__Requirement__.
In your copy, leave out the pictures and repeat the entries below exactly.
· · · · ·
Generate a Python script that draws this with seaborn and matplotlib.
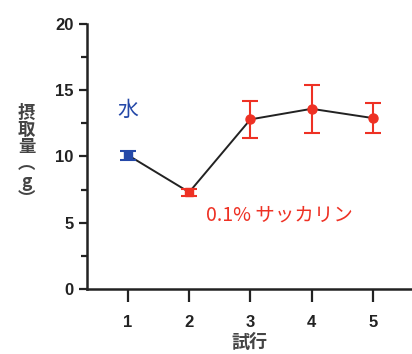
import pandas as pd
import seaborn as sns
import matplotlib.pyplot as plt

trials = [1, 2, 3, 4, 5]
intake = [10.1, 7.3, 12.8, 13.6, 12.9]
intake_err = [0.35, 0.25, 1.4, 1.8, 1.15]
drink = ["水", "サッカリン", "サッカリン", "サッカリン", "サッカリン"]
marker_kind = ["s", "s", "o", "o", "o"]

blue = "#2448a8"
red = "#ee3124"

sns.set_style("ticks")
plt.rcParams["font.family"] = ["Liberation Sans", "Noto Sans CJK JP", "DejaVu Sans"]

df = pd.DataFrame({"trial": trials, "intake": intake, "err": intake_err,
                   "drink": drink, "marker": marker_kind})

fig, ax = plt.subplots(figsize=(4.12, 3.54), dpi=100)
fig.subplots_adjust(left=0.211, right=1.0, bottom=0.184, top=0.932)

sns.lineplot(data=df, x="trial", y="intake", color="#222222", lw=1.4, ax=ax,
             zorder=1)
for _, r in df.iterrows():
    c = blue if r["drink"] == "水" else red
    ax.errorbar(r["trial"], r["intake"], yerr=r["err"], fmt=r["marker"],
                color=c, ms=6.5 if r["marker"] == "o" else 6,
                capsize=6, elinewidth=1.5, capthick=1.5, zorder=3)

ax.text(1, 13.5, "水", color=blue, fontsize=15, ha="center", va="center",
        family=["Noto Sans CJK JP"])
ax.text(2.27, 5.6, "0.1% サッカリン", color=red, fontsize=14, ha="left",
        va="center", family=["Noto Sans CJK JP"])

ax.set_xlim(0.33, 5.64)
ax.set_ylim(0, 20)
ax.set_xticks(trials)
ax.set_yticks([0, 5, 10, 15, 20])
ax.set_yticks([2.5, 7.5, 12.5, 17.5], minor=True)
ax.tick_params(axis="both", labelsize=12, width=1.6, length=6, color="#222222",
               labelcolor="#222222")
ax.tick_params(axis="y", which="minor", width=1.6, length=4, color="#222222")
ax.tick_params(axis="x", pad=10, length=9)
for lab in ax.get_xticklabels() + ax.get_yticklabels():
    lab.set_fontweight("bold")

for s in ["left", "bottom"]:
    ax.spines[s].set_linewidth(1.8)
    ax.spines[s].set_color("#222222")
sns.despine(ax=ax)

ax.set_xlabel("試行", fontsize=13, color="#444444", labelpad=2,
              fontweight="bold", family=["Noto Sans CJK JP"])
ax.set_ylabel("")
fig.text(0.065, 0.56, "摂\n取\n量\n︵\ng\n︶", fontsize=12.5, color="#444444",
         ha="center", va="center", linespacing=0.95, fontweight="bold",
         family=["Noto Sans CJK JP"])

fig.savefig("out.png", dpi=100)
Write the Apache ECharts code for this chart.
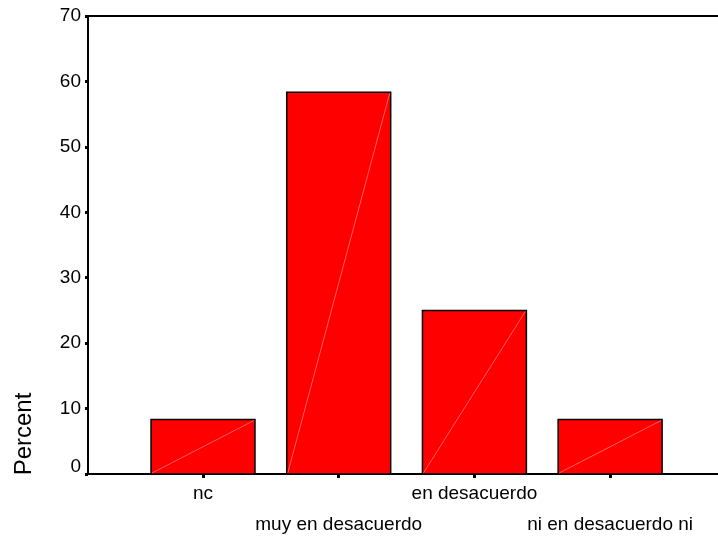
<!DOCTYPE html>
<html>
<head>
<meta charset="utf-8">
<script src="https://cdn.jsdelivr.net/npm/echarts@6/dist/echarts.min.js"></script>
<style>html,body{margin:0;padding:0;background:#fff}#c{width:718px;height:537px}</style>
</head>
<body>
<div id="c"></div>
<script>
var categories = ['nc', 'muy en desacuerdo', 'en desacuerdo', 'ni en desacuerdo ni'];
var percents = [8.33, 58.33, 25.0, 8.33];
var yTicks = [0, 10, 20, 30, 40, 50, 60, 70];

var FONT = '"Liberation Sans", Arial, sans-serif';
var positions = categories.map(function (c, i) { return i + 1; });
var upperRow = positions.filter(function (p, i) { return i % 2 === 0; });
var lowerRow = positions.filter(function (p, i) { return i % 2 === 1; });
var seriesData = positions.map(function (p, i) { return [p, percents[i]]; });

var X_MIN = 0.1525, X_MAX = 4.795;
function catLabel(v) { return categories[Math.round(v) - 1]; }

var chart = echarts.init(document.getElementById('c'), null, {renderer: 'canvas'});
chart.setOption({
  animation: false,
  backgroundColor: '#fff',
  grid: {left: 88, right: 0, top: 16, bottom: 63, containLabel: false, outerBoundsMode: 'none'},
  xAxis: [{
    type: 'value',
    position: 'bottom',
    min: X_MIN, max: X_MAX,
    splitLine: {show: false},
    axisLine: {show: true, onZero: false, lineStyle: {color: '#000', width: 2}},
    axisTick: {show: true, customValues: positions, length: 4, lineStyle: {color: '#000', width: 3}},
    axisLabel: {
      customValues: upperRow, margin: 10, hideOverlap: false,
      color: '#000', fontFamily: FONT, fontSize: 19, formatter: catLabel
    }
  }, {
    type: 'value',
    position: 'bottom',
    min: X_MIN, max: X_MAX,
    splitLine: {show: false},
    axisLine: {show: false, onZero: false},
    axisTick: {show: false},
    axisLabel: {
      customValues: lowerRow, margin: 41, hideOverlap: false,
      color: '#000', fontFamily: FONT, fontSize: 19, formatter: catLabel
    }
  }, {
    type: 'value',
    position: 'top',
    min: X_MIN, max: X_MAX,
    splitLine: {show: false},
    axisLine: {show: true, onZero: false, lineStyle: {color: '#000', width: 2}},
    axisTick: {show: false},
    axisLabel: {show: false}
  }],
  yAxis: {
    type: 'value',
    min: 0, max: 70, interval: 10,
    splitLine: {show: false},
    axisLine: {show: true, lineStyle: {color: '#000', width: 2}},
    axisTick: {show: true, length: 3, lineStyle: {color: '#000', width: 3}},
    axisLabel: {
      color: '#000', fontFamily: FONT, fontSize: 19, margin: 7,
      formatter: function (v) {
        if (yTicks.indexOf(v) < 0) return '';
        return v === 0 ? '{z|0}' : String(v);
      },
      rich: {z: {fontFamily: FONT, fontSize: 19, color: '#000', padding: [0, 0, 14, 0]}}
    }
  },
  graphic: [{
    type: 'text',
    x: 24, y: 434,
    rotation: Math.PI / 2,
    style: {text: 'Percent', font: '24px ' + FONT, fill: '#000', textAlign: 'center', textVerticalAlign: 'middle'}
  }],
  series: [{
    type: 'custom',
    xAxisIndex: 0,
    yAxisIndex: 0,
    data: seriesData,
    renderItem: function (params, api) {
      var x = api.value(0), v = api.value(1);
      var top = api.coord([x, v]);
      var bot = api.coord([x, 0]);
      var w = api.size([0.766, 0])[0];
      var l = top[0] - w / 2, r = top[0] + w / 2;
      return {
        type: 'group',
        children: [{
          type: 'rect',
          shape: {x: l, y: top[1], width: w, height: bot[1] - top[1]},
          style: {fill: '#ff0000', stroke: '#000', lineWidth: 1.5}
        }, {
          type: 'line',
          shape: {x1: l + 1, y1: bot[1] - 1, x2: r - 1, y2: top[1] + 1},
          style: {stroke: 'rgba(255,200,200,0.8)', lineWidth: 0.6}
        }]
      };
    }
  }]
});
</script>
</body>
</html>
· · · · ·
__Result for this exercise__.
Generate a Python script that draws this with seaborn and matplotlib.
import pandas as pd
import seaborn as sns
import matplotlib.pyplot as plt

trials = [1, 2, 3, 4, 5]
intake = [10.1, 7.3, 12.8, 13.6, 12.9]
intake_err = [0.35, 0.25, 1.4, 1.8, 1.15]
drink = ["水", "サッカリン", "サッカリン", "サッカリン", "サッカリン"]
marker_kind = ["s", "s", "o", "o", "o"]

blue = "#2448a8"
red = "#ee3124"

sns.set_style("ticks")
plt.rcParams["font.family"] = ["Liberation Sans", "Noto Sans CJK JP", "DejaVu Sans"]

df = pd.DataFrame({"trial": trials, "intake": intake, "err": intake_err,
                   "drink": drink, "marker": marker_kind})

fig, ax = plt.subplots(figsize=(4.12, 3.54), dpi=100)
fig.subplots_adjust(left=0.211, right=1.0, bottom=0.184, top=0.932)

sns.lineplot(data=df, x="trial", y="intake", color="#222222", lw=1.4, ax=ax,
             zorder=1)
for _, r in df.iterrows():
    c = blue if r["drink"] == "水" else red
    ax.errorbar(r["trial"], r["intake"], yerr=r["err"], fmt=r["marker"],
                color=c, ms=6.5 if r["marker"] == "o" else 6,
                capsize=6, elinewidth=1.5, capthick=1.5, zorder=3)

ax.text(1, 13.5, "水", color=blue, fontsize=15, ha="center", va="center",
        family=["Noto Sans CJK JP"])
ax.text(2.27, 5.6, "0.1% サッカリン", color=red, fontsize=14, ha="left",
        va="center", family=["Noto Sans CJK JP"])

ax.set_xlim(0.33, 5.64)
ax.set_ylim(0, 20)
ax.set_xticks(trials)
ax.set_yticks([0, 5, 10, 15, 20])
ax.set_yticks([2.5, 7.5, 12.5, 17.5], minor=True)
ax.tick_params(axis="both", labelsize=12, width=1.6, length=6, color="#222222",
               labelcolor="#222222")
ax.tick_params(axis="y", which="minor", width=1.6, length=4, color="#222222")
ax.tick_params(axis="x", pad=10, length=9)
for lab in ax.get_xticklabels() + ax.get_yticklabels():
    lab.set_fontweight("bold")

for s in ["left", "bottom"]:
    ax.spines[s].set_linewidth(1.8)
    ax.spines[s].set_color("#222222")
sns.despine(ax=ax)

ax.set_xlabel("試行", fontsize=13, color="#444444", labelpad=2,
              fontweight="bold", family=["Noto Sans CJK JP"])
ax.set_ylabel("")
fig.text(0.065, 0.56, "摂\n取\n量\n︵\ng\n︶", fontsize=12.5, color="#444444",
         ha="center", va="center", linespacing=0.95, fontweight="bold",
         family=["Noto Sans CJK JP"])

fig.savefig("out.png", dpi=100)
Write the Apache ECharts code for this chart.
<!DOCTYPE html>
<html>
<head>
<meta charset="utf-8">
<script src="https://cdn.jsdelivr.net/npm/echarts@6/dist/echarts.min.js"></script>
<style>html,body{margin:0;padding:0;background:#fff}#c{width:718px;height:537px}</style>
</head>
<body>
<div id="c"></div>
<script>
var categories = ['nc', 'muy en desacuerdo', 'en desacuerdo', 'ni en desacuerdo ni'];
var percents = [8.33, 58.33, 25.0, 8.33];
var yTicks = [0, 10, 20, 30, 40, 50, 60, 70];

var FONT = '"Liberation Sans", Arial, sans-serif';
var positions = categories.map(function (c, i) { return i + 1; });
var upperRow = positions.filter(function (p, i) { return i % 2 === 0; });
var lowerRow = positions.filter(function (p, i) { return i % 2 === 1; });
var seriesData = positions.map(function (p, i) { return [p, percents[i]]; });

var X_MIN = 0.1525, X_MAX = 4.795;
function catLabel(v) { return categories[Math.round(v) - 1]; }

var chart = echarts.init(document.getElementById('c'), null, {renderer: 'canvas'});
chart.setOption({
  animation: false,
  backgroundColor: '#fff',
  grid: {left: 88, right: 0, top: 16, bottom: 63, containLabel: false, outerBoundsMode: 'none'},
  xAxis: [{
    type: 'value',
    position: 'bottom',
    min: X_MIN, max: X_MAX,
    splitLine: {show: false},
    axisLine: {show: true, onZero: false, lineStyle: {color: '#000', width: 2}},
    axisTick: {show: true, customValues: positions, length: 4, lineStyle: {color: '#000', width: 3}},
    axisLabel: {
      customValues: upperRow, margin: 10, hideOverlap: false,
      color: '#000', fontFamily: FONT, fontSize: 19, formatter: catLabel
    }
  }, {
    type: 'value',
    position: 'bottom',
    min: X_MIN, max: X_MAX,
    splitLine: {show: false},
    axisLine: {show: false, onZero: false},
    axisTick: {show: false},
    axisLabel: {
      customValues: lowerRow, margin: 41, hideOverlap: false,
      color: '#000', fontFamily: FONT, fontSize: 19, formatter: catLabel
    }
  }, {
    type: 'value',
    position: 'top',
    min: X_MIN, max: X_MAX,
    splitLine: {show: false},
    axisLine: {show: true, onZero: false, lineStyle: {color: '#000', width: 2}},
    axisTick: {show: false},
    axisLabel: {show: false}
  }],
  yAxis: {
    type: 'value',
    min: 0, max: 70, interval: 10,
    splitLine: {show: false},
    axisLine: {show: true, lineStyle: {color: '#000', width: 2}},
    axisTick: {show: true, length: 3, lineStyle: {color: '#000', width: 3}},
    axisLabel: {
      color: '#000', fontFamily: FONT, fontSize: 19, margin: 7,
      formatter: function (v) {
        if (yTicks.indexOf(v) < 0) return '';
        return v === 0 ? '{z|0}' : String(v);
      },
      rich: {z: {fontFamily: FONT, fontSize: 19, color: '#000', padding: [0, 0, 14, 0]}}
    }
  },
  graphic: [{
    type: 'text',
    x: 24, y: 434,
    rotation: Math.PI / 2,
    style: {text: 'Percent', font: '24px ' + FONT, fill: '#000', textAlign: 'center', textVerticalAlign: 'middle'}
  }],
  series: [{
    type: 'custom',
    xAxisIndex: 0,
    yAxisIndex: 0,
    data: seriesData,
    renderItem: function (params, api) {
      var x = api.value(0), v = api.value(1);
      var top = api.coord([x, v]);
      var bot = api.coord([x, 0]);
      var w = api.size([0.766, 0])[0];
      var l = top[0] - w / 2, r = top[0] + w / 2;
      return {
        type: 'group',
        children: [{
          type: 'rect',
          shape: {x: l, y: top[1], width: w, height: bot[1] - top[1]},
          style: {fill: '#ff0000', stroke: '#000', lineWidth: 1.5}
        }, {
          type: 'line',
          shape: {x1: l + 1, y1: bot[1] - 1, x2: r - 1, y2: top[1] + 1},
          style: {stroke: 'rgba(255,200,200,0.8)', lineWidth: 0.6}
        }]
      };
    }
  }]
});
</script>
</body>
</html>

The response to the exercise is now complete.